Cyprus today became the fifth member state to seek access to funds from the European Union's bailout fund. The Cypriots join Spain, Ireland, Portugal, and neighbours Greece.
The move was triggered after the Cyprus Popular Bank, the nation's second-largest bank, asked the government for recapitalisation. The bank has been hit hard, as has the wider Cypriot banking sector, by exposure to Greek economics. A Greek restructure of €200 billion in debt has caused the bank a €3.65 billion loss, and money is being lost on loans domestically and to Greek customers.
Cyprus Popular Bank chairman Michalis Sarris today revealed talks are also underway with China about a possible loan. Low taxes and regulation have attracted large amounts of foreign money to Cyprus, including much Russian money, producing a banking sector far larger than most nations that size. Russia and China are both viewed by officials as possibilities to seek loans from, and Russia last year agreed to a €2.5 billion loan to allow Cypriot financial restructuring.

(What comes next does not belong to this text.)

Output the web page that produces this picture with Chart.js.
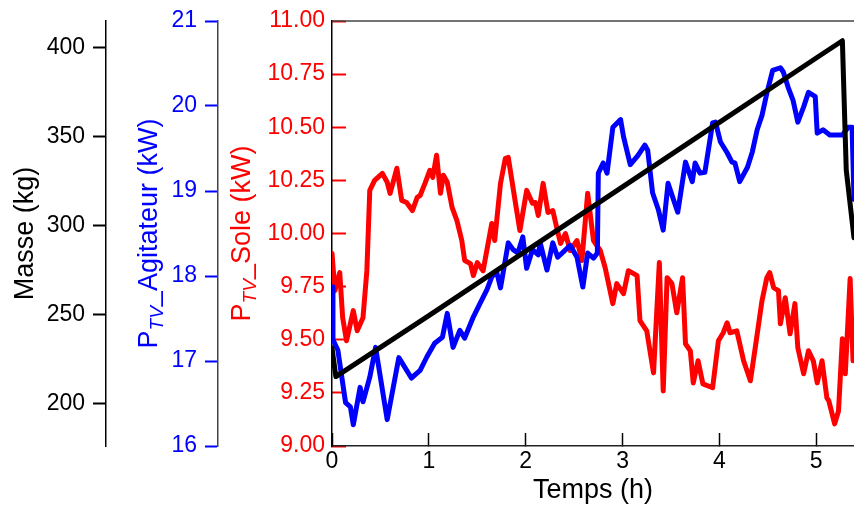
<!DOCTYPE html>
<html>
<head>
<meta charset="utf-8">
<script src="https://cdn.jsdelivr.net/npm/chart.js@4/dist/chart.umd.min.js"></script>
<style>
  body { margin: 0; background: #fff; }
</style>
</head>
<body>
<canvas id="grafico" width="854" height="507"></canvas>
<script>
// Masse (kg) vs temps (h)
const tempsMasse = [0, 0.04, 1, 2, 3, 4, 5, 5.27, 5.31, 5.39];
const masse = [231, 215, 249.3, 285.5, 321.6, 357.8, 394, 403.7, 331, 293];

// P_TV_Agitateur (kW)
const tempsAgit = [0, 0.01, 0.06, 0.14, 0.19, 0.22, 0.29, 0.32, 0.39, 0.45, 0.57, 0.69, 0.82, 0.91, 0.98,
    1.06, 1.14, 1.19, 1.25, 1.32, 1.37, 1.46, 1.53, 1.6, 1.65, 1.7, 1.74, 1.82, 1.87, 1.92, 1.97,
    2.01, 2.07, 2.13, 2.15, 2.22, 2.28, 2.33, 2.46, 2.53, 2.59, 2.64, 2.7, 2.74, 2.75, 2.8, 2.84, 2.9, 2.98,
    3.01, 3.08, 3.16, 3.23, 3.26, 3.31, 3.37, 3.42, 3.47, 3.57, 3.65, 3.72, 3.75, 3.8, 3.85, 3.93, 3.96,
    4.01, 4.08, 4.13, 4.16, 4.21, 4.29, 4.34, 4.39, 4.44, 4.49, 4.55, 4.63, 4.66, 4.71, 4.76, 4.81, 4.87,
    4.92, 4.99, 5.01, 5.07, 5.14, 5.27, 5.33, 5.37, 5.39];
const agitateur = [17.87, 17.25, 17.13, 16.51, 16.46, 16.25, 16.69, 16.52, 16.81, 17.16, 16.31, 17.04, 16.8, 16.89, 17.05,
    17.21, 17.28, 17.56, 17.16, 17.36, 17.27, 17.52, 17.68, 17.84, 17.99, 18.05, 17.86, 18.39, 18.31, 18.27, 18.46,
    18.09, 18.31, 18.25, 18.39, 18.07, 18.39, 18.22, 18.36, 18.22, 17.87, 18.27, 18.21, 18.27, 19.21, 19.33, 19.21, 19.75, 19.84,
    19.64, 19.31, 19.42, 19.54, 19.48, 18.98, 18.78, 18.54, 19.09, 18.75, 19.34, 19.11, 19.33, 19.21, 19.22, 19.8, 19.81,
    19.58, 19.45, 19.34, 19.33, 19.11, 19.28, 19.46, 19.72, 19.89, 20.15, 20.42, 20.45, 20.4, 20.22, 20.07, 19.81, 19.99,
    20.16, 20.11, 19.68, 19.72, 19.66, 19.66, 19.75, 19.75, 18.9];

// P_TV_Sole (kW)
const tempsSole = [0, 0.03, 0.08, 0.11, 0.15, 0.22, 0.26, 0.32, 0.36, 0.39, 0.44, 0.52, 0.57, 0.6, 0.67, 0.72, 0.77,
    0.83, 0.88, 0.91, 0.96, 1.01, 1.04, 1.08, 1.12, 1.15, 1.19, 1.24, 1.29, 1.34, 1.37, 1.43, 1.46, 1.5, 1.56,
    1.65, 1.68, 1.74, 1.79, 1.82, 1.89, 1.94, 2.01, 2.07, 2.1, 2.13, 2.18, 2.23, 2.28, 2.32, 2.36, 2.41, 2.46,
    2.53, 2.58, 2.64, 2.7, 2.77, 2.82, 2.9, 2.94, 3.01, 3.06, 3.15, 3.18, 3.25, 3.32, 3.38, 3.42, 3.46, 3.51,
    3.56, 3.62, 3.65, 3.7, 3.73, 3.78, 3.83, 3.93, 3.99, 4.04, 4.08, 4.11, 4.18, 4.25, 4.32, 4.37, 4.44, 4.49,
    4.52, 4.56, 4.61, 4.63, 4.68, 4.73, 4.78, 4.81, 4.87, 4.92, 4.97, 5.01, 5.06, 5.11, 5.13, 5.19, 5.23, 5.27,
    5.3, 5.35, 5.38, 5.39];
const sole = [9.906, 9.731, 9.816, 9.604, 9.495, 9.637, 9.542, 9.604, 9.825, 10.203, 10.25, 10.283, 10.241, 10.189, 10.307, 10.156, 10.146,
    10.108, 10.17, 10.179, 10.236, 10.297, 10.264, 10.368, 10.189, 10.274, 10.241, 10.123, 10.061, 9.967, 9.873, 9.858, 9.802, 9.863, 9.825,
    10.047, 9.967, 10.236, 10.354, 10.358, 10.156, 10.014, 10.203, 10.142, 10.146, 10.085, 10.236, 10.099, 10.108, 10.028, 9.953, 10.0, 9.92,
    9.967, 9.873, 10.189, 9.967, 9.92, 9.84, 9.67, 9.764, 9.717, 9.825, 9.802, 9.59, 9.542, 9.344, 9.863, 9.259, 9.792, 9.764,
    9.627, 9.792, 9.481, 9.448, 9.297, 9.401, 9.292, 9.274, 9.495, 9.533, 9.58, 9.533, 9.542, 9.401, 9.307, 9.462, 9.684, 9.792,
    9.816, 9.745, 9.731, 9.575, 9.698, 9.528, 9.67, 9.462, 9.34, 9.448, 9.401, 9.297, 9.401, 9.226, 9.212, 9.104, 9.165, 9.505,
    9.34, 9.788, 9.401, 9.45];

// bornes et graduations des axes
const bornesTemps = [0, 5.39];
const bornesMasse = [176, 414.8];
const bornesAgit = [16, 21];
const bornesSole = [9, 11];
const pasTemps = 1;
const pasMasse = 50;
const pasAgit = 1;
const pasSole = 0.25;

const titreX = "Temps (h)";
const titresY = [
    { x: 33, color: "#000000", parts: [["Masse (kg)", false]] },
    { x: 157, color: "#0000ff", parts: [["P", false], ["TV", true], ["_Agitateur (kW)", false]] },
    { x: 250, color: "#ff0000", parts: [["P", false], ["TV", true], ["_Sole (kW)", false]] },
];

const police = "'Liberation Sans', Arial, sans-serif";
Chart.defaults.font.family = police;

const toPoints = (xs, ys) => xs.map((x, i) => ({ x: x, y: ys[i] }));

// titres verticaux avec indice, et cadre du haut
const titresAxes = {
    id: "titresAxes",
    afterDraw(chart) {
        const ctx = chart.ctx;
        const area = chart.chartArea;
        const cy = (area.top + area.bottom) / 2;
        ctx.save();
        ctx.strokeStyle = "#444";
        ctx.lineWidth = 1.5;
        ctx.beginPath();
        ctx.moveTo(area.left, area.top);
        ctx.lineTo(area.right, area.top);
        ctx.stroke();
        ctx.restore();

        titresY.forEach((t) => {
            ctx.save();
            ctx.fillStyle = t.color;
            ctx.textBaseline = "alphabetic";
            ctx.textAlign = "left";
            let total = 0;
            const widths = t.parts.map(([txt, sub]) => {
                ctx.font = sub ? `italic 19px ${police}` : `27px ${police}`;
                const w = ctx.measureText(txt).width;
                total += w;
                return w;
            });
            ctx.translate(t.x, cy);
            ctx.rotate(-Math.PI / 2);
            let u = -total / 2;
            t.parts.forEach(([txt, sub], i) => {
                ctx.font = sub ? `italic 19px ${police}` : `27px ${police}`;
                ctx.fillText(txt, u, sub ? 6 : 0);
                u += widths[i];
            });
            ctx.restore();
        });
    },
};

// largeur fixe de chaque axe vertical, sans marge au-dessus / au-dessous
const fixWidth = (w) => (scale) => {
    scale.width = w;
    scale.paddingTop = 0;
    scale.paddingBottom = 0;
};

new Chart(document.getElementById("grafico").getContext("2d"), {
    type: "line",
    data: {
        datasets: [
            {
                label: "Masse",
                data: toPoints(tempsMasse, masse),
                yAxisID: "yMasse",
                borderColor: "#000000",
                borderWidth: 5,
            },
            {
                label: "P_TV_Agitateur",
                data: toPoints(tempsAgit, agitateur),
                yAxisID: "yAgit",
                borderColor: "#0000ff",
                borderWidth: 5,
            },
            {
                label: "P_TV_Sole",
                data: toPoints(tempsSole, sole),
                yAxisID: "ySole",
                borderColor: "#ff0000",
                borderWidth: 5,
            },
        ],
    },
    options: {
        responsive: false,
        animation: false,
        devicePixelRatio: 1,
        layout: { padding: { top: 21, right: 0, left: 0, bottom: 0 } },
        elements: {
            point: { radius: 0 },
            line: { tension: 0, borderJoinStyle: "round", borderCapStyle: "round" },
        },
        plugins: {
            legend: { display: false },
            tooltip: { enabled: false },
        },
        scales: {
            x: {
                type: "linear",
                position: "bottom",
                min: bornesTemps[0],
                max: bornesTemps[1],
                afterFit: (scale) => { scale.height = 61; },
                ticks: {
                    stepSize: pasTemps,
                    includeBounds: false,
                    color: "#000",
                    font: { size: 23 },
                    padding: 15,
                    maxRotation: 0,
                },
                grid: {
                    drawOnChartArea: false,
                    tickLength: -13,
                    tickColor: "#000",
                    tickWidth: 1.5,
                },
                border: { color: "#222", width: 1.5 },
                title: {
                    display: true,
                    text: titreX,
                    color: "#000",
                    font: { size: 27 },
                    padding: { top: 0, bottom: 0 },
                },
            },
            ySole: {
                type: "linear",
                position: "left",
                weight: 0,
                min: bornesSole[0],
                max: bornesSole[1],
                afterFit: fixWidth(114),
                ticks: {
                    stepSize: pasSole,
                    includeBounds: false,
                    color: "#ff0000",
                    font: { size: 23 },
                    padding: 21,
                    callback: (v) => v.toFixed(2),
                },
                grid: {
                    drawOnChartArea: false,
                    tickLength: -14,
                    tickColor: "#ff0000",
                    tickWidth: 2,
                },
                border: { color: "#000", width: 1.5 },
            },
            yAgit: {
                type: "linear",
                position: "left",
                weight: 1,
                min: bornesAgit[0],
                max: bornesAgit[1],
                afterFit: fixWidth(112),
                ticks: {
                    stepSize: pasAgit,
                    includeBounds: false,
                    color: "#0000ff",
                    font: { size: 23 },
                    padding: 8,
                },
                grid: {
                    drawOnChartArea: false,
                    tickLength: 13,
                    tickColor: "#0000ff",
                    tickWidth: 2,
                },
                border: { color: "#444", width: 1.5 },
            },
            yMasse: {
                type: "linear",
                position: "left",
                weight: 2,
                min: bornesMasse[0],
                max: bornesMasse[1],
                afterFit: fixWidth(106),
                ticks: {
                    stepSize: pasMasse,
                    includeBounds: false,
                    color: "#000",
                    font: { size: 23 },
                    padding: 8,
                },
                grid: {
                    drawOnChartArea: false,
                    tickLength: 13,
                    tickColor: "#000",
                    tickWidth: 2,
                },
                border: { color: "#000", width: 1.5 },
            },
        },
    },
    plugins: [titresAxes],
});
</script>
</body>
</html>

The bailout request comes within days of Cypriot president Demetris Christofias giving an interview to Greek newspaper To Vima in which the EU's only communist leader criticised international bailout policies.
"The purpose of the required assistance is to contain the risks to the Cypriot economy, notably those arising from the negative spillover effects through its financial sector, due to its large exposure in the Greek economy," read a government statement. Former President George Vasiliou, an economist, recently claimed markets were failing to recognise the differences between Greece and Cyprus.